There is a quiet challenge emerging in agency recruitment hiring across Asia, and it’s becoming increasingly difficult to identify in a traditional interview process.
We’re calling it, for lack of a better term, the “false 360 recruiter”.
On the surface, these candidates look like strong all-rounders. They present well, speak confidently about BD, claim ownership of full desks, and demonstrate familiarity with end-to-end recruitment processes. In many cases, their CVs reinforce this perception.
But once they are inside a new environment, the reality often looks different.
What’s changing is not necessarily candidate quality, but signal clarity.
Modern recruitment tools, CRM systems, automation platforms, and even LinkedIn activity have made it easier than ever for recruiters to appear like full 360 operators. Pipelines can be supported by automation. Candidate engagement can be system-driven. Business development activity can be partially outsourced to tools or legacy accounts.
The outcome is a growing gap between perceived capability and actual independent performance.
In interviews, this becomes difficult to detect because most recruiters today are operating in highly optimised environments. Their success may be partially dependent on:
- inherited client bases
- structured lead generation support
- strong internal delivery teams
- or heavily systemised workflows
When that environment is removed, performance doesn’t always translate.
This is why hiring managers across Asia are increasingly reporting a familiar issue: strong interview performance, followed by inconsistent execution.

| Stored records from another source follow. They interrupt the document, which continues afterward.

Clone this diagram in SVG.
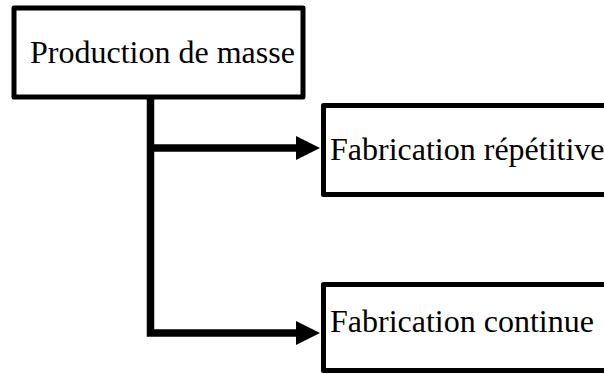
<svg xmlns="http://www.w3.org/2000/svg" width="604" height="374" viewBox="0 0 604 374">
<style>
.box{fill:#fff;stroke:#000;stroke-width:5;stroke-linejoin:round}
.lbl{font-family:"Liberation Serif","Times New Roman",serif;font-size:32px;fill:#000}
.con{fill:none;stroke:#000;stroke-width:7.5}
</style>
<g id="connectors">
<path class="con" d="M150.5,99 V333 H298"/>
<path class="con" d="M150.5,148 H298"/>
<polygon points="296,136 320,148 296,160" fill="#000"/>
<polygon points="296,321 320,333 296,345" fill="#000"/>
</g>
<g id="node-production">
<rect class="box" x="14" y="8" width="289" height="89"/>
<text class="lbl" x="30" y="63">Production de masse</text>
</g>
<g id="node-repetitive">
<rect class="box" x="323.5" y="105.5" width="300" height="89"/>
<text class="lbl" x="330" y="160">Fabrication répétitive</text>
</g>
<g id="node-continue">
<rect class="box" x="323.5" y="284.5" width="300" height="86"/>
<text class="lbl" x="330" y="332">Fabrication continue</text>
</g>
</svg>
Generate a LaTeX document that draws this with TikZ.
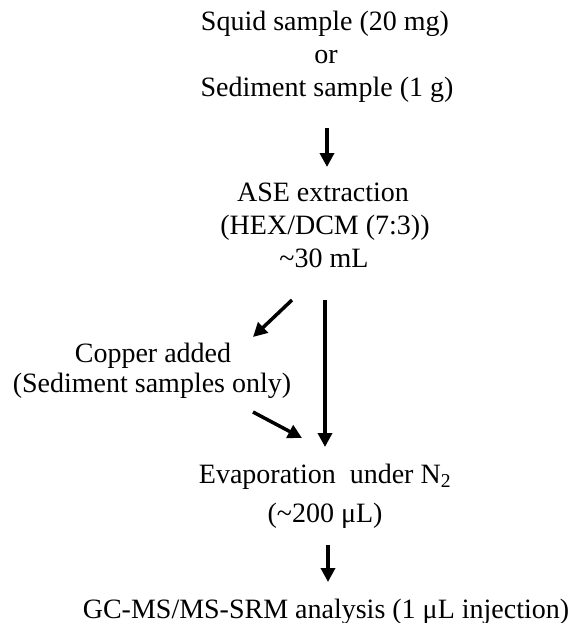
\documentclass[tikz,border=0pt]{standalone}
\usepackage{fontspec}
\setmainfont{Liberation Serif}
\usetikzlibrary{arrows.meta}
\begin{document}
\begin{tikzpicture}[x=1pt, y=-1pt,
  txt/.style={font=\fontsize{28}{33}\selectfont, anchor=base, inner sep=0pt},
  flow/.style={line width=3.5pt, -{Triangle[width=14pt,length=14pt]}}]
\useasboundingbox (0,0) rectangle (576,623);
\node[txt] (squid) at (325,31){Squid sample (20 mg)};
\node[txt] (or) at (326,64){or};
\node[txt] (sed) at (327,97){Sediment sample (1 g)};
\node[txt] (ase) at (323,201){ASE extraction};
\node[txt] (hex) at (325,234){(HEX/DCM (7:3))};
\node[txt] (vol) at (324,267){\textasciitilde30 mL};
\node[txt] (cu) at (153,362){Copper added};
\node[txt] (cuonly) at (152,392){(Sediment samples only)};
\node[txt] (evap) at (325,483){Evaporation\ \ under N\textsubscript{2}};
\node[txt] (evapvol) at (325,522){(\textasciitilde200 μL)};
\node[txt] (gc) at (326,618){GC-MS/MS-SRM analysis (1 μL injection)};
\coordinate (a1s) at (327,128);
\coordinate (a1e) at (327,167);
\draw[flow](a1s) -- (a1e);
\coordinate (a2s) at (325,300);
\coordinate (a2e) at (325,447);
\draw[flow](a2s) -- (a2e);
\coordinate (a3s) at (292,300);
\coordinate (a3e) at (253,337);
\draw[flow](a3s) -- (a3e);
\coordinate (a4s) at (253,412);
\coordinate (a4e) at (302,438);
\draw[flow](a4s) -- (a4e);
\coordinate (a5s) at (328,545);
\coordinate (a5e) at (328,582);
\draw[flow](a5s) -- (a5e);
\end{tikzpicture}
\end{document}
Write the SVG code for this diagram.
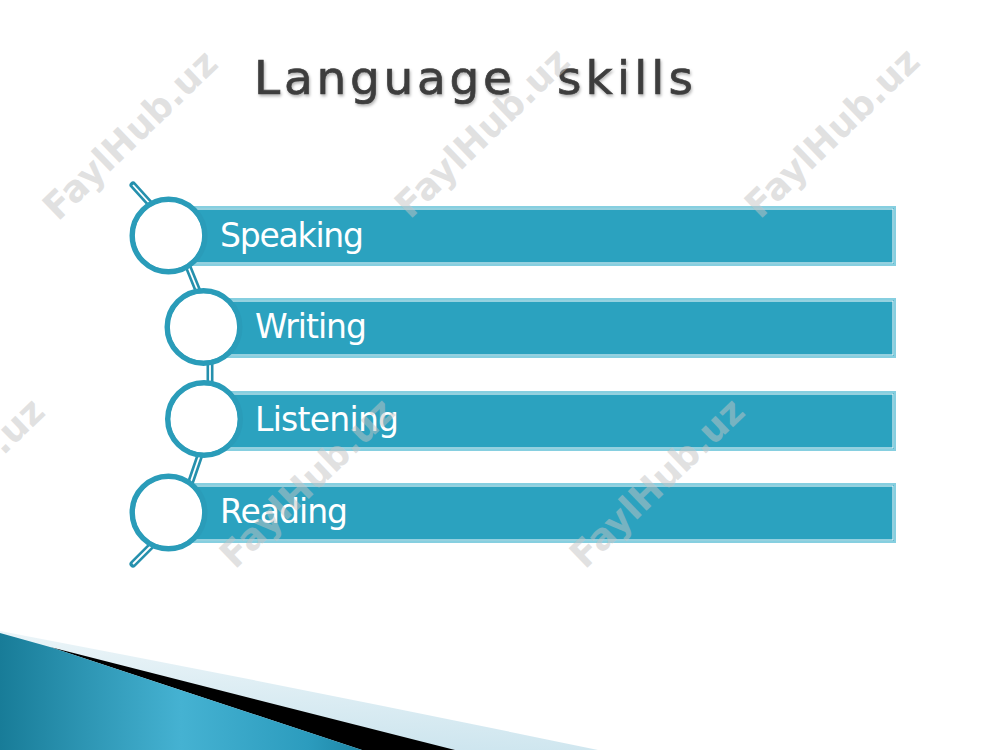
<svg xmlns="http://www.w3.org/2000/svg" width="1000" height="750" viewBox="0 0 1000 750">
<style>
.bar{fill:#2ba2bf;stroke:#86cfe0;stroke-width:2}
.barin{fill:none;stroke:#ffffff;stroke-width:1}
.ring{fill:#ffffff;stroke:#2a9cb9;stroke-width:5}
.ringin{fill:none;stroke:#2a9cb9;stroke-width:1.2}
.lbl{font-family:"DejaVu Sans","Liberation Sans",sans-serif;font-size:33px;fill:#ffffff}
.tube{stroke:#2590ad;stroke-width:7;stroke-linecap:round;fill:none}
.tubein{stroke:#ffffff;stroke-width:1.8;fill:none}
.wm{font-family:"DejaVu Sans","Liberation Sans",sans-serif;font-weight:bold;font-size:37px;fill:#c4c4c4;fill-opacity:0.5}
.title{font-family:"DejaVu Sans","Liberation Sans",sans-serif;font-size:47px;fill:#3d3d3d;stroke:#3d3d3d;stroke-width:0.7}
</style>
<defs>
<filter id="sh" x="-10%" y="-30%" width="120%" height="160%">
<feDropShadow dx="1" dy="2" stdDeviation="1.5" flood-color="#000000" flood-opacity="0.3"/>
</filter>
<linearGradient id="blue" x1="0" y1="0" x2="1" y2="0">
<stop offset="0" stop-color="#187c98"/>
<stop offset="0.5" stop-color="#45b2d2"/>
<stop offset="0.85" stop-color="#2c9cbe"/>
<stop offset="1" stop-color="#1d86a6"/>
</linearGradient>
<linearGradient id="pale" x1="0" y1="1" x2="0.3" y2="0">
<stop offset="0" stop-color="#c5e1ec"/>
<stop offset="1" stop-color="#eef6f9"/>
</linearGradient>
</defs>
<rect width="1000" height="750" fill="#ffffff"/>

<g id="swoosh">
<path d="M0,631 Q300,688 598,750 L0,750 Z" fill="url(#pale)"/>
<path d="M50,647 L455,750 L362,750 Z" fill="#000000"/>
<path d="M0,633 L50,647 L362,750 L0,750 Z" fill="url(#blue)"/>
</g>

<g id="title">
<text class="title" y="94" filter="url(#sh)"><tspan x="254" textLength="258" lengthAdjust="spacing">Language</tspan> <tspan x="557" textLength="136" lengthAdjust="spacing">skills</tspan></text>
</g>

<g id="connectors">
<line class="tube" x1="133" y1="185" x2="152" y2="206"/>
<line class="tubein" x1="133" y1="185" x2="152" y2="206"/>
<line class="tube" x1="187" y1="264" x2="200" y2="296"/>
<line class="tubein" x1="187" y1="264" x2="200" y2="296"/>
<line class="tube" x1="210" y1="358" x2="210" y2="388"/>
<line class="tubein" x1="210" y1="358" x2="210" y2="388"/>
<line class="tube" x1="201" y1="452" x2="190" y2="484"/>
<line class="tubein" x1="201" y1="452" x2="190" y2="484"/>
<line class="tube" x1="154" y1="543" x2="133" y2="564"/>
<line class="tubein" x1="154" y1="543" x2="133" y2="564"/>
</g>

<g id="speaking">
<rect class="bar" x="168" y="207" width="727" height="58"/>
<rect class="barin" x="170" y="209" width="723" height="54"/>
<circle class="ring" cx="168.5" cy="235.5" r="36.5"/>
<circle class="ringin" cx="168.5" cy="235.5" r="34.2"/>
<text class="lbl" x="220" y="247" textLength="144" lengthAdjust="spacing">Speaking</text>
</g>

<g id="writing">
<rect class="bar" x="203" y="299" width="692" height="58"/>
<rect class="barin" x="205" y="301" width="688" height="54"/>
<circle class="ring" cx="203.5" cy="327" r="36.5"/>
<circle class="ringin" cx="203.5" cy="327" r="34.2"/>
<text class="lbl" x="255" y="338" textLength="112" lengthAdjust="spacing">Writing</text>
</g>

<g id="listening">
<rect class="bar" x="204" y="392" width="691" height="58"/>
<rect class="barin" x="206" y="394" width="687" height="54"/>
<circle class="ring" cx="204" cy="419" r="36.5"/>
<circle class="ringin" cx="204" cy="419" r="34.2"/>
<text class="lbl" x="255" y="431" textLength="144" lengthAdjust="spacing">Listening</text>
</g>

<g id="reading">
<rect class="bar" x="168" y="484" width="727" height="58"/>
<rect class="barin" x="170" y="486" width="723" height="54"/>
<circle class="ring" cx="168.5" cy="512.5" r="36.5"/>
<circle class="ringin" cx="168.5" cy="512.5" r="34.2"/>
<text class="lbl" x="220" y="523" textLength="128" lengthAdjust="spacing">Reading</text>
</g>

<g id="watermarks">
<text class="wm" transform="translate(58,222) rotate(-44)" textLength="225" lengthAdjust="spacingAndGlyphs">FaylHub.uz</text>
<text class="wm" transform="translate(410,220) rotate(-44)" textLength="225" lengthAdjust="spacingAndGlyphs">FaylHub.uz</text>
<text class="wm" transform="translate(760,220) rotate(-44)" textLength="225" lengthAdjust="spacingAndGlyphs">FaylHub.uz</text>
<text class="wm" transform="translate(-115,570) rotate(-44)" textLength="225" lengthAdjust="spacingAndGlyphs">FaylHub.uz</text>
<text class="wm" transform="translate(235,570) rotate(-44)" textLength="225" lengthAdjust="spacingAndGlyphs">FaylHub.uz</text>
<text class="wm" transform="translate(585,570) rotate(-44)" textLength="225" lengthAdjust="spacingAndGlyphs">FaylHub.uz</text>
</g>
</svg>
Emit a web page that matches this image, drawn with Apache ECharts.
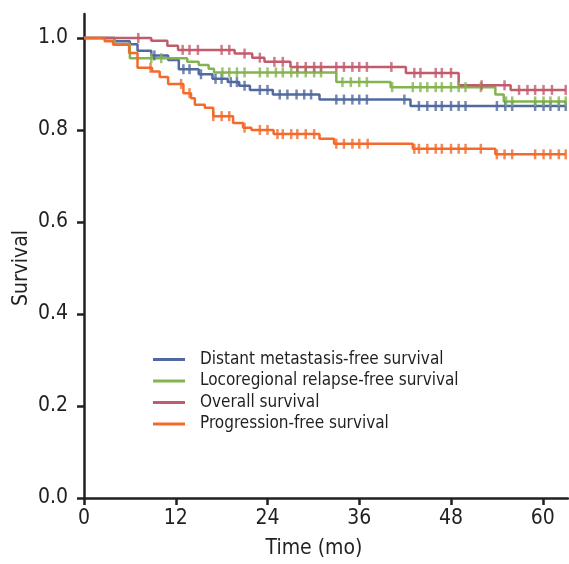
<!DOCTYPE html>
<html><head><meta charset="utf-8">
<script src="https://cdn.jsdelivr.net/npm/echarts@6/dist/echarts.min.js"></script>
<style>html,body{margin:0;padding:0;background:#fff}#c{width:569px;height:564px}</style>
</head><body><div id="c"></div>
<script>
// ---- data ----
const xTicks = [0, 12, 24, 36, 48, 60];
const yTicks = [0, 0.2, 0.4, 0.6, 0.8, 1.0];
const seriesNames = ['Distant metastasis-free survival', 'Locoregional relapse-free survival', 'Overall survival', 'Progression-free survival'];

const dmfsTimes = [0, 4.0, 6.0, 7.0, 8.8, 11.0, 12.4, 15.0, 16.8, 18.8, 20.3, 21.7, 24.7, 30.8, 42.7, 63];
const dmfsSurv  = [1, 0.993, 0.986, 0.972, 0.962, 0.952, 0.932, 0.921, 0.911, 0.904, 0.896, 0.887, 0.877, 0.866, 0.852, 0.852];
const dmfsCensor = [9.2, 13, 13.8, 15.3, 17.2, 18, 19.2, 20, 21, 23, 24, 25.6, 26.6, 27.8, 28.8, 29.7, 33, 34, 35.1, 36, 37, 41.9, 43.8, 44.9, 46, 46.8, 48, 49, 49.9, 54, 55.1, 56, 59, 60.1, 61, 62.1, 63];

const lrfsTimes = [0, 4.0, 6.0, 13.5, 15.0, 16.3, 17.0, 33.0, 40.1, 53.8, 54.9, 63];
const lrfsSurv  = [1, 0.987, 0.956, 0.948, 0.941, 0.933, 0.925, 0.904, 0.893, 0.877, 0.862, 0.862];
const lrfsCensor = [8.8, 10.1, 18.1, 19, 20, 21, 23, 24, 25.1, 26, 27.1, 27.9, 29, 30.1, 31, 33.8, 34.9, 36, 37, 40.3, 43, 44, 44.9, 46, 46.8, 48, 49, 49.9, 51.9, 55.2, 56, 59, 60.1, 61, 62.1, 63];

const osTimes = [0, 8.8, 10.9, 12.3, 19.7, 22.0, 23.6, 27.0, 42.1, 49.0, 55.8, 63];
const osSurv  = [1, 0.994, 0.983, 0.974, 0.966, 0.957, 0.948, 0.937, 0.924, 0.897, 0.887, 0.887];
const osCensor = [7.1, 12.9, 13.8, 14.9, 18, 19, 21, 23, 24.9, 26, 27.9, 29, 30.1, 31, 33, 34, 35.1, 36, 37, 40.2, 43.2, 44, 46, 46.8, 48, 52, 55, 56.9, 58, 59, 60.1, 61.2, 63];

const pfsTimes = [0, 2.7, 3.8, 5.9, 7.0, 8.9, 9.9, 11.0, 13.0, 14.0, 14.5, 15.8, 16.9, 19.5, 20.8, 21.9, 24.8, 30.8, 32.7, 43.0, 53.8, 63];
const pfsSurv  = [1, 0.993, 0.985, 0.967, 0.935, 0.927, 0.915, 0.900, 0.880, 0.869, 0.855, 0.848, 0.830, 0.815, 0.805, 0.800, 0.791, 0.781, 0.770, 0.759, 0.747, 0.747];
const pfsCensor = [8.7, 12.7, 13.8, 16.9, 18, 19, 21, 23, 24, 25.3, 26, 27.1, 27.9, 29, 30.1, 33, 34, 35.1, 36, 37.1, 43.2, 43.8, 44.9, 46, 46.8, 48, 49, 49.9, 51.9, 54, 55, 56, 59, 60.1, 61, 62.1, 63];

const colors = ['#50699F', '#84B44F', '#C25B6B', '#F36B2C'];

// ---- build ----
function pts(times, surv) { return times.map((t, i) => [t, surv[i]]); }
function stepAt(times, surv, t) {
  let v = surv[0];
  for (let i = 0; i < times.length; i++) { if (times[i] <= t) v = surv[i]; }
  return v;
}
const groups = [
  [dmfsTimes, dmfsSurv, dmfsCensor],
  [lrfsTimes, lrfsSurv, lrfsCensor],
  [osTimes, osSurv, osCensor],
  [pfsTimes, pfsSurv, pfsCensor]
];
const FONT = "'Liberation Sans Narrow','DejaVu Sans Condensed',Roboto,sans-serif";
const TXT = '#231f20';
const series = [];
groups.forEach((g, i) => {
  series.push({
    name: seriesNames[i], type: 'line', step: 'end', showSymbol: false,
    data: pts(g[0], g[1]), color: colors[i],
    lineStyle: { width: 2.5, color: colors[i] }, z: 3
  });
});
groups.forEach((g, i) => {
  series.push({
    name: seriesNames[i] + ' censored', type: 'scatter', symbol: 'rect', symbolSize: [2.5, 10],
    data: g[2].map(t => [t, stepAt(g[0], g[1], t)]),
    itemStyle: { color: colors[i] }, z: 4
  });
});

const chart = echarts.init(document.getElementById('c'), null, { renderer: 'canvas' });
chart.setOption({
  animation: false,
  backgroundColor: '#fff',
  grid: { left: 84, right: 1, top: 14, bottom: 64, containLabel: false },
  legend: {
    data: seriesNames, orient: 'vertical', left: 148, top: 346,
    icon: 'rect', itemWidth: 32, itemHeight: 3, itemGap: 4.5,
    textStyle: { fontFamily: FONT, fontSize: 17, color: TXT, padding: [0, 0, 0, 10] }
  },
  xAxis: {
    type: 'value', min: 0, max: 63.3,
    name: 'Time (mo)', nameLocation: 'middle', nameGap: 40,
    nameTextStyle: { fontFamily: FONT, fontSize: 21, color: TXT, padding: [0, 24, 0, 0] },
    axisLine: { lineStyle: { color: TXT, width: 2.5 } },
    axisTick: { customValues: xTicks, length: 7, lineStyle: { color: TXT, width: 2.5 } },
    axisLabel: { customValues: xTicks, margin: 10, fontFamily: FONT, fontSize: 21, color: TXT },
    splitLine: { show: false }
  },
  yAxis: {
    type: 'value', min: 0, max: 1.052,
    name: 'Survival', nameLocation: 'middle', nameGap: 52, nameMoveOverlap: false,
    nameTextStyle: { fontFamily: FONT, fontSize: 21, color: TXT, padding: [0, 24, 0, 0] },
    axisLine: { show: true, lineStyle: { color: TXT, width: 2.5 } },
    axisTick: { show: true, customValues: yTicks, length: 7, lineStyle: { color: TXT, width: 2.5 } },
    axisLabel: { customValues: yTicks, margin: 16, fontFamily: FONT, fontSize: 21, color: TXT,
      formatter: v => v.toFixed(1) },
    splitLine: { show: false }
  },
  series: series
});
</script>
</body></html>
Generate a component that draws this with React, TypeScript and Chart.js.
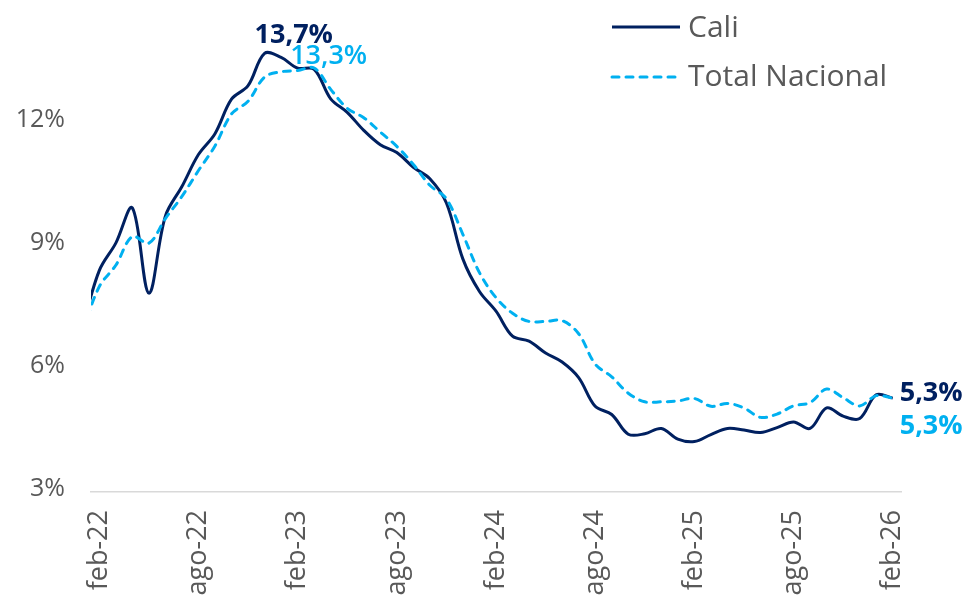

The traditional 360 label is no longer enough.
What matters more now is origin of success:
- Was the desk self-built or inherited?
- Is BD capability consistent or account-dependent?
- How repeatable is the individual’s performance across different setups?
- What happens when infrastructure is stripped away?
The most interesting shift here is that recruitment hiring is becoming less about what someone has done, and more about what they can still do when conditions are no longer favourable.
For recruiters, this is already changing how candidate evaluation is approached. It’s less about “can they do the job” and more about “what part of their success is portable”.
Because in a market where tools are levelling the playing field, the real differentiator is no longer visibility of performance. It’s authenticity of it.
And that is becoming much harder to read in a 60-minute interview.